* DIRECTIVE *
Give again only the lines beginning with the one that contains "What seaborn and" and ending with the one that contains "return (x / W, y / H, w / W, h / H)"; include both of those lines.

━━━━━━━━━━

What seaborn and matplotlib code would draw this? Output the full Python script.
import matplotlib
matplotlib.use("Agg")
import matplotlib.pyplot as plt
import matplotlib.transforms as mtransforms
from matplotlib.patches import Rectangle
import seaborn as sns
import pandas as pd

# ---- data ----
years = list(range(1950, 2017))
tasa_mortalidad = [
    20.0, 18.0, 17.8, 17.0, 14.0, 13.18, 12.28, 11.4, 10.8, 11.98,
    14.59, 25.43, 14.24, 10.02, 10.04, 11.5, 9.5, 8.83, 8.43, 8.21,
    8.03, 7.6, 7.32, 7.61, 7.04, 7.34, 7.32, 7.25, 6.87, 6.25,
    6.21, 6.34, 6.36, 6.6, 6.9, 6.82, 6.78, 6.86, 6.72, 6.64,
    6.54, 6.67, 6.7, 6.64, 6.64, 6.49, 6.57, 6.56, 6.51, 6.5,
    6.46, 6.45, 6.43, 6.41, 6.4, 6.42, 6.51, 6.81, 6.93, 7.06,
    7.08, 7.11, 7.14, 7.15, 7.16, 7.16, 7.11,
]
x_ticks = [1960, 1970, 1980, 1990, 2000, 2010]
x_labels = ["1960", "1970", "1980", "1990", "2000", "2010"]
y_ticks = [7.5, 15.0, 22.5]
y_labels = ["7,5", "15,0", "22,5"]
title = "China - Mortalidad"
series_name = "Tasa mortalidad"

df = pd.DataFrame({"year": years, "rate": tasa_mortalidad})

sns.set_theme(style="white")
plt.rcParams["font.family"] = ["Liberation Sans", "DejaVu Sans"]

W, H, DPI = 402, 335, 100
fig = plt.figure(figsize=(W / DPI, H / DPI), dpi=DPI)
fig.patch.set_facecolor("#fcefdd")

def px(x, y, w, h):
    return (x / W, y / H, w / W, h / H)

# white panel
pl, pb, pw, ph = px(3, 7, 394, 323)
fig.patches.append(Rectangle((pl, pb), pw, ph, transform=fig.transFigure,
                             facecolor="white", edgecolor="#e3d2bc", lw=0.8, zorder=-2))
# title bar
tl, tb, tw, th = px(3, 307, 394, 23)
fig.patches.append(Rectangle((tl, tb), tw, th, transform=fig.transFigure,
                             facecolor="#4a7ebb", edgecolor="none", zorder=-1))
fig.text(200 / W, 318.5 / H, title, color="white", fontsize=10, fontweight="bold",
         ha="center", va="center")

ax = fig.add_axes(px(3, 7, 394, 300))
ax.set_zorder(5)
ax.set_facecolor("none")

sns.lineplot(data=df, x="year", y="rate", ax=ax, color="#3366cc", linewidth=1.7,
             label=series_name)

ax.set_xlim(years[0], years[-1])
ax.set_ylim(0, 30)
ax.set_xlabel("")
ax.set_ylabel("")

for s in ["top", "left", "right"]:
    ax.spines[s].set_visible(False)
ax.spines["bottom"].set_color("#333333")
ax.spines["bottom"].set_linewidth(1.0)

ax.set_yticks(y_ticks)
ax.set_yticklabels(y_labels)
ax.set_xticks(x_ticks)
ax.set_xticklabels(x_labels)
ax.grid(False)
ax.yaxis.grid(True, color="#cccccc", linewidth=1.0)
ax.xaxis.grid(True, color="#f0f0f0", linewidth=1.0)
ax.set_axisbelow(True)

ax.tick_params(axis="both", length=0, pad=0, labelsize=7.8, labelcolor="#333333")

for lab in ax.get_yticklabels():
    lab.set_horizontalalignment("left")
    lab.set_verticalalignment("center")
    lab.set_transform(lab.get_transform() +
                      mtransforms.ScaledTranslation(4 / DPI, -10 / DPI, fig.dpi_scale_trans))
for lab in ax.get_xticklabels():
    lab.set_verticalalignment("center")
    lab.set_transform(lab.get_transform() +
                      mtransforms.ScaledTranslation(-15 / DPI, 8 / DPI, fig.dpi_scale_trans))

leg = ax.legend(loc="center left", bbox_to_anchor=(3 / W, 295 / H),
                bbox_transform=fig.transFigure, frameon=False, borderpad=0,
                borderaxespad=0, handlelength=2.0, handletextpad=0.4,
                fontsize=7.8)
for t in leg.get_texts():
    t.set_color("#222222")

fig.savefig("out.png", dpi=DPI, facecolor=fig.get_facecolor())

━━━━━━━━━━

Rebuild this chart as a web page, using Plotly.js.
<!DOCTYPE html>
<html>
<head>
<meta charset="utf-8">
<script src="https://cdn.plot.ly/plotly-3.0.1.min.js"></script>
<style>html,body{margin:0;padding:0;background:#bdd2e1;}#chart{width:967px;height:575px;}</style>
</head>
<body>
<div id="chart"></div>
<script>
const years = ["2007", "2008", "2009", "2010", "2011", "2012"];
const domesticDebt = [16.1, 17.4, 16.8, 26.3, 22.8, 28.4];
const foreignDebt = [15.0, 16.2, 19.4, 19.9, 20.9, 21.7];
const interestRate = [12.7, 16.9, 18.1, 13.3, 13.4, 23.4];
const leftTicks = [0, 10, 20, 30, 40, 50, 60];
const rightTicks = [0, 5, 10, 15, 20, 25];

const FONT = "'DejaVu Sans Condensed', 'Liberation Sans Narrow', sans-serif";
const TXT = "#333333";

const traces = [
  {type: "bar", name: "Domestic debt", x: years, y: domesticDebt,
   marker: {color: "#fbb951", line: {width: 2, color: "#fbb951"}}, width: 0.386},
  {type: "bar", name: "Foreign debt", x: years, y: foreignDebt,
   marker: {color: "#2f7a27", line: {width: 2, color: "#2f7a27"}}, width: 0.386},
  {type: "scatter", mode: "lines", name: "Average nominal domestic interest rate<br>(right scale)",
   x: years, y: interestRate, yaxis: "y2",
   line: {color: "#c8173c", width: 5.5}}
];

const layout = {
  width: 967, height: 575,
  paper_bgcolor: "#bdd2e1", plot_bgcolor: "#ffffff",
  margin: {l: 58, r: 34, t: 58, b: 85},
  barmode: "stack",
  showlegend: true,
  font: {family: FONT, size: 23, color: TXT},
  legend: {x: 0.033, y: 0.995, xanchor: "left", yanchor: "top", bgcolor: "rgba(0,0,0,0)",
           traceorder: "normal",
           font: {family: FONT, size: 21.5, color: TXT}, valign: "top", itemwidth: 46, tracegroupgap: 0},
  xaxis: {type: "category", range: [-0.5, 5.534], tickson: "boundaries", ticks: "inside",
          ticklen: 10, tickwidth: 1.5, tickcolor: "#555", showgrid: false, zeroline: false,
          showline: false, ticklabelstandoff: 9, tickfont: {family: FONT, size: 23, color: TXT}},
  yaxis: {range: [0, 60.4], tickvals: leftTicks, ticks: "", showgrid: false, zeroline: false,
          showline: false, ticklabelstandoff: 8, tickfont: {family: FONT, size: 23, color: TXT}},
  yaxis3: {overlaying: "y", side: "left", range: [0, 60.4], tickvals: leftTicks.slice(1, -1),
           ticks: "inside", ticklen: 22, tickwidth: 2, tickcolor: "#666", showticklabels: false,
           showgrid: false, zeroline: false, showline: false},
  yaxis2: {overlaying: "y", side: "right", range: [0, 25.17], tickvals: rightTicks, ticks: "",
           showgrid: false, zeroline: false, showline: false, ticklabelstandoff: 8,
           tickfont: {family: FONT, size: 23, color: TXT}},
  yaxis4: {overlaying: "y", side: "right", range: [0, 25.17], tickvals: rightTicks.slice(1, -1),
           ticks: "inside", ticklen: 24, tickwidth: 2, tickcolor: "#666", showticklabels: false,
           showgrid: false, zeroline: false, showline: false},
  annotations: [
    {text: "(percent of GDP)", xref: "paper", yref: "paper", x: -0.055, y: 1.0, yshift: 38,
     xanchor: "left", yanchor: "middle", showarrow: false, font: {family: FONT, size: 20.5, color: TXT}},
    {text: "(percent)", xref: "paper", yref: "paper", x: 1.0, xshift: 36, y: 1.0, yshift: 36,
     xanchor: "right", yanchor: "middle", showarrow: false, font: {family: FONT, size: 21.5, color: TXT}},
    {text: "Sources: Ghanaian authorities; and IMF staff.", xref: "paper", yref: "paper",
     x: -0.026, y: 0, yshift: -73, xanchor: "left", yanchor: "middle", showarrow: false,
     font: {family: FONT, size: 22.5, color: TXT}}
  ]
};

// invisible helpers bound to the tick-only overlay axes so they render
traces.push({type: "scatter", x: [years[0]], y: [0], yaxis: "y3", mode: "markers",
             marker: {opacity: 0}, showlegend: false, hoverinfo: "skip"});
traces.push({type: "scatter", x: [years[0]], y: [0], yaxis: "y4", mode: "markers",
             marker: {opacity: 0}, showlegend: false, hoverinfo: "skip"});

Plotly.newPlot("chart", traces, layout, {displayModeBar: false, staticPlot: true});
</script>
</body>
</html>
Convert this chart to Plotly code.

━━━━━━━━━━

* ANSWER FOR THIS EXERCISE *
What seaborn and matplotlib code would draw this? Output the full Python script.
import matplotlib
matplotlib.use("Agg")
import matplotlib.pyplot as plt
import matplotlib.transforms as mtransforms
from matplotlib.patches import Rectangle
import seaborn as sns
import pandas as pd

# ---- data ----
years = list(range(1950, 2017))
tasa_mortalidad = [
    20.0, 18.0, 17.8, 17.0, 14.0, 13.18, 12.28, 11.4, 10.8, 11.98,
    14.59, 25.43, 14.24, 10.02, 10.04, 11.5, 9.5, 8.83, 8.43, 8.21,
    8.03, 7.6, 7.32, 7.61, 7.04, 7.34, 7.32, 7.25, 6.87, 6.25,
    6.21, 6.34, 6.36, 6.6, 6.9, 6.82, 6.78, 6.86, 6.72, 6.64,
    6.54, 6.67, 6.7, 6.64, 6.64, 6.49, 6.57, 6.56, 6.51, 6.5,
    6.46, 6.45, 6.43, 6.41, 6.4, 6.42, 6.51, 6.81, 6.93, 7.06,
    7.08, 7.11, 7.14, 7.15, 7.16, 7.16, 7.11,
]
x_ticks = [1960, 1970, 1980, 1990, 2000, 2010]
x_labels = ["1960", "1970", "1980", "1990", "2000", "2010"]
y_ticks = [7.5, 15.0, 22.5]
y_labels = ["7,5", "15,0", "22,5"]
title = "China - Mortalidad"
series_name = "Tasa mortalidad"

df = pd.DataFrame({"year": years, "rate": tasa_mortalidad})

sns.set_theme(style="white")
plt.rcParams["font.family"] = ["Liberation Sans", "DejaVu Sans"]

W, H, DPI = 402, 335, 100
fig = plt.figure(figsize=(W / DPI, H / DPI), dpi=DPI)
fig.patch.set_facecolor("#fcefdd")

def px(x, y, w, h):
    return (x / W, y / H, w / W, h / H)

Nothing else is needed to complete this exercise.